Wesla Whitfield



January 06, 2009
Reviewed by David Finkle
There's any number of people who'll tell you that at the moment there's no better purveyor of standards in America than Wesla Whitfield. I'm one of them. When it comes to
Whitfield, I'm not a reviewer; I'm a dyed-in-the-wool fan. My conviction about her superiority was  anything but shaken after she'd finished a few days ago the first show of a four-performance weekend at the Oak Room at the Algonquin Hotel with hubby Mike Greensill at the piano, of course.

It's not just the quality of the voice the shimmering sound she has that gives every song she sings the vital quickness of life. It's not just that she considers every word of a lyric and locates in each phrase the emotion, the humor, the whatever it is that the wordsmiths put there. It's a combination of the voice and the consideration and, of equal importance, her sunny disposition, which this outing she established immediately in her opener, "My Shining Hour" (
Johnny Mercer-Harold Arlen). When she sang about what was indeed to be a shining hour, she was the very embodiment of Mercer's "calm and happy and bright."

Whitfield progressed to the Gershwin brothers' "Fascinatin' Rhythm," during which she and Greensill explored several fascinatin' rhythms. Her chat was always happy and bright, although she didn't always limit it to calm. She certainly didn't when she included "Ding Dong! The Witch Is Dead" (E.Y. Harburg-Arlen) and said that these days patrons often think she's being political by chanting it.

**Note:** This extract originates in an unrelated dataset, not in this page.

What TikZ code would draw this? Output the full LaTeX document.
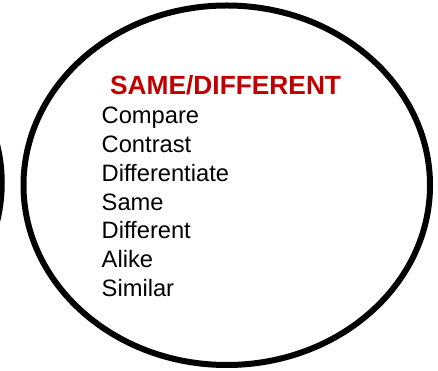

She is, she confides.

By the time Whitfield reached the jubilant Wizard of Oz classic, she'd already pulled a few neat tricks from her sleeve. Joking about the recession, she glided into a medley of "We're in the Money" (Al Dubin-Harry Warren), "Money Makes the World Go Around" (Fred Ebb-John Kander), and "Brother, Can You Spare a Dime?" (Harburg-Jay Gorney). As clever a trick and a bit subtler were her back-to-back versions of "Bali Ha'i" and "Surrey With the Fringe on Top." Needless to say, they're both by Oscar Hammerstein II and Richard Rodgers and couldn't be a better pairing to show what the R&H range could be.

Whitfield cherishes words to such an extent that she introduced the Lorenz Hart-Richard Rodgers "Isn't It Romantic?" by saying it includes a thought she finds exceedingly poetic. It turns out not to be the phrase "sweet symbols in the moonlight," which she apparently considers a little pretentious, but the sentence "Isn't it romantic merely to be young on such a night as this?" After making a spellbinder of the tune, she said she's decided what Hart meant by the thought was that romance confers youth on couples no matter their age.


Wheelchair-bound, Whitfield has taken to steering herself into the room and up to the riser, where Greensill swiftly and deftly pulls her up the few inches. She leaves by reversing the action and somehow manages to convey throughout that she's not confined by the chair; she occupies it as an 18th-century lady might occupy a sedan or a 20th-century driver would operate a revved Indianapolis 500 race car. There's no need to say more power to her, because she makes it clear she's already as powerful as she needs or wants to be. She couldn't be righter.